As previously noted on this blog, the Consumer Financial Protection Bureau (CFPB) issued an interim final rule in June 2012 to implement the Equal Access to Justice Act. At the time, the CFPB requested public comment on the interim final rule.

Nearly two years later, the CFPB has now finalized the rule with no changes.

The final rule provides for eligible individuals and entities who are parties to adversary proceedings before the CFPB to receive awards of certain expenses and attorney fees if they prevail in the adversary proceeding or if the CFPB’s demand is substantially in excess of, and unreasonable in comparison to, the decision of the adjudicative officer.

Parties must meet one of the following eligibility criteria:

  • Individuals: net worth of not more than $2 million
  • Sole proprietor of an unincorporated business: net worth of not more than $7 million (including both business and personal interests) and not more than 500 employees
  • 501(c)(3) Charitable Organizations: not more than 500 employees
  • Agricultural cooperatives: not more than 500 employees
  • Other public or private entities (e.g., corporations, LLCs, partnerships): net worth of not more than $7 million and not more than 500 employees
  • Small entities in the case of an excessive CFPB demand: one of the following:
    • Small business concerns which are independently owned and operated and are not dominant in their fields
    • Agricultural enterprises with annual receipts (collectively with their affiliates) not exceeding $750,000
    • Not-for profit enterprises which are independently owned and operated and are not dominant in their fields
    • Cities, counties, towns, townships, villages, school districts, or special districts, with a population of less than 50,000

Under the final rule, an eligible, prevailing party can gain fees and expenses incurred after the initiation of an adversary proceeding.
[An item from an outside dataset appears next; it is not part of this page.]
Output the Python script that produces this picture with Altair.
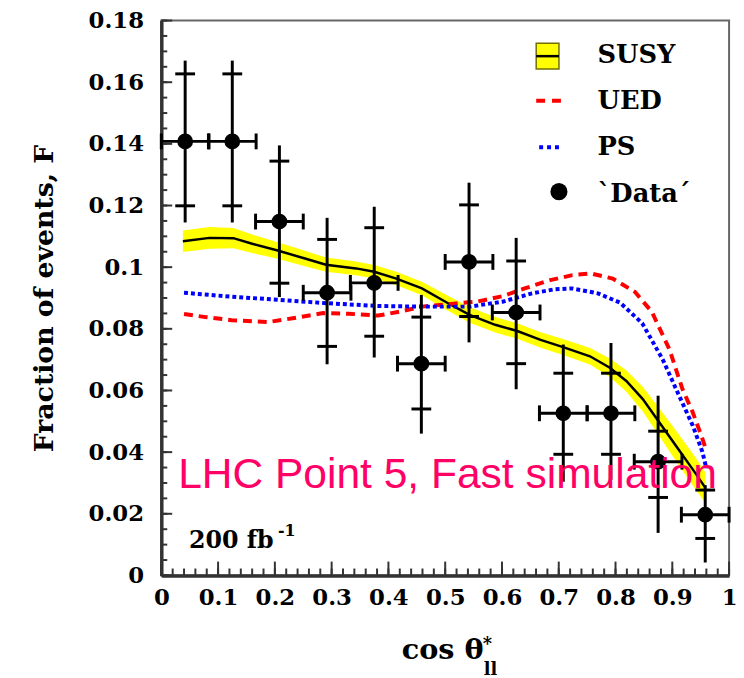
import altair as alt
import numpy as np
import pandas as pd

# ---------------- data ----------------
# SUSY prediction (black line) with its yellow uncertainty band
susy_x = [0.038, 0.085, 0.127, 0.160, 0.205, 0.253, 0.290, 0.343, 0.375, 0.414,
          0.459, 0.505, 0.543, 0.588, 0.627, 0.668, 0.709, 0.755, 0.790, 0.819,
          0.848, 0.877, 0.912, 0.941, 0.958]
susy_y = [0.1084, 0.1095, 0.1094, 0.1076, 0.1054, 0.1028, 0.1008, 0.0996, 0.0985, 0.0963,
          0.0931, 0.0883, 0.0845, 0.0813, 0.0793, 0.0764, 0.0740, 0.0711, 0.0674, 0.0631,
          0.0572, 0.0497, 0.0406, 0.0331, 0.0285]
susy_err = [0.0035, 0.0035, 0.0033, 0.0030, 0.0027, 0.0025, 0.0023, 0.0022, 0.0022, 0.0022,
            0.0022, 0.0024, 0.0025, 0.0025, 0.0025, 0.0025, 0.0026, 0.0027, 0.0030, 0.0035,
            0.0040, 0.0045, 0.0050, 0.0052, 0.0050]

# UED prediction (red dashed)
ued_x = [0.040, 0.078, 0.124, 0.188, 0.234, 0.285, 0.330, 0.382, 0.421, 0.459,
         0.511, 0.556, 0.601, 0.640, 0.685, 0.724, 0.756, 0.795, 0.834, 0.864,
         0.895, 0.918, 0.936, 0.953, 0.960]
ued_y = [0.0848, 0.0838, 0.0828, 0.0822, 0.0835, 0.0851, 0.0849, 0.0843, 0.0856, 0.0872,
         0.0881, 0.0888, 0.0906, 0.0931, 0.0958, 0.0974, 0.0980, 0.0963, 0.0920, 0.0855,
         0.0733, 0.0604, 0.0529, 0.0444, 0.0405]

# PS prediction (blue dotted)
ps_x = [0.040, 0.124, 0.208, 0.292, 0.382, 0.466, 0.543, 0.601, 0.653, 0.692,
        0.724, 0.769, 0.808, 0.847, 0.883, 0.912, 0.936, 0.953, 0.960]
ps_y = [0.0917, 0.0904, 0.0894, 0.0883, 0.0874, 0.0872, 0.0872, 0.0888, 0.0915, 0.0928,
        0.0931, 0.0915, 0.0885, 0.0818, 0.0701, 0.0583, 0.0486, 0.0401, 0.0347]

# 'Data' points with two levels of vertical errors and bin half-width
data_x = [0.042, 0.125, 0.208, 0.292, 0.375, 0.458, 0.542, 0.625, 0.708, 0.792, 0.875, 0.958]
data_y = [0.1408, 0.1408, 0.1148, 0.0917, 0.0949, 0.0687, 0.1017, 0.0853, 0.0526, 0.0526, 0.0369, 0.0197]
inner_hi = [0.1627, 0.1627, 0.1344, 0.1090, 0.1128, 0.0838, 0.1202, 0.1020, 0.0656, 0.0656, 0.0468, 0.0277]
inner_lo = [0.1199, 0.1199, 0.0948, 0.0743, 0.0776, 0.0540, 0.0840, 0.0687, 0.0393, 0.0393, 0.0253, 0.0120]
outer_hi = [0.1670, 0.1670, 0.1395, 0.1160, 0.1196, 0.0910, 0.1274, 0.1095, 0.0749, 0.0754, 0.0583, 0.0293]
outer_lo = [0.1145, 0.1145, 0.0903, 0.0685, 0.0707, 0.0460, 0.0756, 0.0604, 0.0304, 0.0310, 0.0138, 0.0042]
x_half = [0.042] * 12

x_ticks = [0, 0.1, 0.2, 0.3, 0.4, 0.5, 0.6, 0.7, 0.8, 0.9, 1]
x_minor = [round(i * 0.02, 2) for i in range(51)]
y_ticks = [0, 0.02, 0.04, 0.06, 0.08, 0.1, 0.12, 0.14, 0.16, 0.18]
y_minor = [round(i * 0.005, 3) for i in range(37)]

legend_labels = ["SUSY", "UED", "PS", "`Data´"]

# ---------------- tables ----------------
band_df = pd.DataFrame({
    "x": susy_x, "y": susy_y,
    "lo": np.array(susy_y) - np.array(susy_err),
    "hi": np.array(susy_y) + np.array(susy_err),
})
ued_df = pd.DataFrame({"x": ued_x, "y": ued_y})
ps_df = pd.DataFrame({"x": ps_x, "y": ps_y})
pts = pd.DataFrame({
    "x": data_x, "y": data_y,
    "ilo": inner_lo, "ihi": inner_hi, "olo": outer_lo, "ohi": outer_hi,
    "xlo": np.array(data_x) - np.array(x_half),
    "xhi": np.array(data_x) + np.array(x_half),
})
xmaj_df = pd.DataFrame({"v": x_ticks})
xmin_df = pd.DataFrame({"v": x_minor})
ymaj_df = pd.DataFrame({"v": y_ticks})
ymin_df = pd.DataFrame({"v": y_minor})
one = pd.DataFrame({"d": [0]})

W, H = 574, 561
SERIF = "DejaVu Serif"
AXC = "#333333"

xs = alt.Scale(domain=[0, 1], nice=False, zero=False)
ys = alt.Scale(domain=[0, 0.18], nice=False, zero=False)

ax_x_main = alt.Axis(orient="bottom", values=x_ticks, ticks=False, tickSize=0, labelPadding=11,
                     domain=True, domainColor=AXC, domainWidth=3.5, grid=False,
                     labelFont=SERIF, labelFontSize=23, labelFontWeight="bold", labelColor="black",
                     format="~g", title=None, labelFlush=False)
ax_y_main = alt.Axis(orient="left", values=y_ticks, ticks=False, tickSize=0, labelPadding=18,
                     domain=True, domainColor=AXC, domainWidth=3.5, grid=False,
                     labelFont=SERIF, labelFontSize=23, labelFontWeight="bold", labelColor="black",
                     format="~g", labelFlush=False,
                     title="Fraction of events, F", titleFont=SERIF, titleFontSize=27,
                     titleFontWeight="bold", titleColor="black", titleAngle=270,
                     titleX=-110, titleY=H / 2, titleAlign="center", titleBaseline="alphabetic")

band = alt.Chart(band_df).mark_area(color="#ffff00", opacity=1).encode(
    x=alt.X("x:Q", scale=xs, axis=ax_x_main),
    y=alt.Y("lo:Q", scale=ys, axis=ax_y_main),
    y2="hi:Q",
)

# inward ticks, placed through the scales
tick_y_major = alt.Chart(ymaj_df).mark_rule(color=AXC, strokeWidth=2).encode(
    y=alt.Y("v:Q", scale=ys, axis=None), x=alt.value(0), x2=alt.value(11))
tick_y_minor = alt.Chart(ymin_df).mark_rule(color=AXC, strokeWidth=2).encode(
    y=alt.Y("v:Q", scale=ys, axis=None), x=alt.value(0), x2=alt.value(6))
tick_x_major = alt.Chart(xmaj_df).mark_rule(color=AXC, strokeWidth=2).encode(
    x=alt.X("v:Q", scale=xs, axis=None), y=alt.value(H), y2=alt.value(H - 14))
tick_x_minor = alt.Chart(xmin_df).mark_rule(color=AXC, strokeWidth=2).encode(
    x=alt.X("v:Q", scale=xs, axis=None), y=alt.value(H), y2=alt.value(H - 7))

susy = alt.Chart(band_df).mark_line(color="black", strokeWidth=2.5).encode(
    x=alt.X("x:Q", scale=xs, axis=None),
    y=alt.Y("y:Q", scale=ys, axis=None),
)
ued = alt.Chart(ued_df).mark_line(color="#ff0000", strokeWidth=4, strokeDash=[9, 6]).encode(
    x=alt.X("x:Q", scale=xs, axis=None),
    y=alt.Y("y:Q", scale=ys, axis=None),
)
ps = alt.Chart(ps_df).mark_line(color="#0000ff", strokeWidth=4, strokeDash=[4, 3]).encode(
    x=alt.X("x:Q", scale=xs, axis=None),
    y=alt.Y("y:Q", scale=ys, axis=None),
)

vbar = alt.Chart(pts).mark_rule(color="black", strokeWidth=3).encode(
    x=alt.X("x:Q", scale=xs, axis=None),
    y=alt.Y("olo:Q", scale=ys, axis=None), y2="ohi:Q",
)
hbar = alt.Chart(pts).mark_rule(color="black", strokeWidth=3).encode(
    x=alt.X("xlo:Q", scale=xs, axis=None), x2="xhi:Q",
    y=alt.Y("y:Q", scale=ys, axis=None),
)
cap_l = alt.Chart(pts).mark_tick(color="black", orient="vertical", size=16, thickness=3, opacity=1).encode(
    x=alt.X("xlo:Q", scale=xs, axis=None), y=alt.Y("y:Q", scale=ys, axis=None))
cap_r = alt.Chart(pts).mark_tick(color="black", orient="vertical", size=16, thickness=3, opacity=1).encode(
    x=alt.X("xhi:Q", scale=xs, axis=None), y=alt.Y("y:Q", scale=ys, axis=None))
cross_hi = alt.Chart(pts).mark_tick(color="black", orient="horizontal", size=20, thickness=3, opacity=1).encode(
    x=alt.X("x:Q", scale=xs, axis=None), y=alt.Y("ihi:Q", scale=ys, axis=None))
cross_lo = alt.Chart(pts).mark_tick(color="black", orient="horizontal", size=20, thickness=3, opacity=1).encode(
    x=alt.X("x:Q", scale=xs, axis=None), y=alt.Y("ilo:Q", scale=ys, axis=None))
points = alt.Chart(pts).mark_circle(color="black", size=254, opacity=1).encode(
    x=alt.X("x:Q", scale=xs, axis=None), y=alt.Y("y:Q", scale=ys, axis=None))

# ---------------- legend (drawn by hand) ----------------
leg_box = alt.Chart(one).mark_rect(fill="#ffff00", stroke="#707000", strokeWidth=1.5).encode(
    x=alt.value(379), x2=alt.value(402), y=alt.value(23), y2=alt.value(49))
leg_susy = alt.Chart(one).mark_rule(color="black", strokeWidth=2.5).encode(
    x=alt.value(379), x2=alt.value(402), y=alt.value(36))
leg_ued = alt.Chart(one).mark_rule(color="#ff0000", strokeWidth=4, strokeDash=[9, 7]).encode(
    x=alt.value(379), x2=alt.value(404), y=alt.value(81))
leg_ps = alt.Chart(one).mark_rule(color="#0000ff", strokeWidth=4, strokeDash=[4, 4]).encode(
    x=alt.value(382), x2=alt.value(404), y=alt.value(128))
leg_pt = alt.Chart(one).mark_circle(color="black", size=300, opacity=1).encode(
    x=alt.value(402), y=alt.value(173))
leg_text = [
    alt.Chart(one).mark_text(text=lab, font=SERIF, fontSize=26, fontWeight="bold", color="black",
                             align="left", baseline="middle").encode(
        x=alt.value(441), y=alt.value(yy))
    for lab, yy in zip(legend_labels, [35, 81, 128, 175])
]

# ---------------- annotations ----------------
lumi = alt.Chart(one).mark_text(text="200 fb", font=SERIF, fontSize=24, fontWeight="bold",
                                color="black", align="left", baseline="alphabetic").encode(
    x=alt.value(28), y=alt.value(533))
lumi_exp = alt.Chart(one).mark_text(text="-1", font=SERIF, fontSize=16, fontWeight="bold",
                                    color="black", align="left", baseline="alphabetic").encode(
    x=alt.value(118), y=alt.value(521))
lhc = alt.Chart(one).mark_text(text="LHC Point 5, Fast simulation", font="Liberation Sans",
                               fontSize=43, color="#ff0066", align="left",
                               baseline="alphabetic").encode(
    x=alt.value(17), y=alt.value(473))
xt_main = alt.Chart(one).mark_text(text="cos θ", font=SERIF, fontSize=29, fontWeight="bold",
                                   color="black", align="left", baseline="alphabetic").encode(
    x=alt.value(243), y=alt.value(645))
xt_sup = alt.Chart(one).mark_text(text="*", font=SERIF, fontSize=18, fontWeight="bold",
                                  color="black", align="left", baseline="alphabetic").encode(
    x=alt.value(325), y=alt.value(636))
xt_sub = alt.Chart(one).mark_text(text="ll", font=SERIF, fontSize=18, fontWeight="bold",
                                  color="black", align="left", baseline="alphabetic").encode(
    x=alt.value(326), y=alt.value(662))

chart = alt.layer(
    band, tick_y_major, tick_y_minor, tick_x_major, tick_x_minor,
    susy, ued, ps, vbar, hbar, cap_l, cap_r, cross_hi, cross_lo, points,
    leg_box, leg_susy, leg_ued, leg_ps, leg_pt, *leg_text,
    lumi, lumi_exp, lhc, xt_main, xt_sup, xt_sub,
).resolve_axis(x="independent", y="independent").properties(
    width=W, height=H,
    autosize=alt.AutoSizeParams(type="none"),
    padding={"left": 155, "top": 9, "right": 7, "bottom": 100},
    background="white",
).configure_view(stroke="#666666", strokeWidth=2)

chart.save("out.html", embed_options={"renderer": "svg", "actions": False})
The CFPB bears the burden of proof to show that its position was substantially justified even in light of its defeat.

The party must submit an application, a net worth exhibit, and full documentation of fees and expenses. The rule carves out certain exceptions and requirements for each. The application must be filed no later than 30 days after the final disposition. The proceedings for awarding of fees will be stayed until there is a final disposition.

The rule also outlines the process for filing, serving, and answering the application. The rule leaves room for commenting on the application, replying to the Bureau’s answer, and for settlement of the award amount. The award is determined using the written record unless further proceedings are required. The hearing officer is to issue a recommended decision within 60 days after time for filing a reply or after further proceedings. The decision can be appealed by the party or the Bureau. Additionally, a party can seek judicial review. If there is no appeal filed, the Director will adopt the recommendation within 30 days. Lastly, the applicant is instructed to submit a copy of the final decision with an accompanying letter waiving the right for judicial review to secure payment.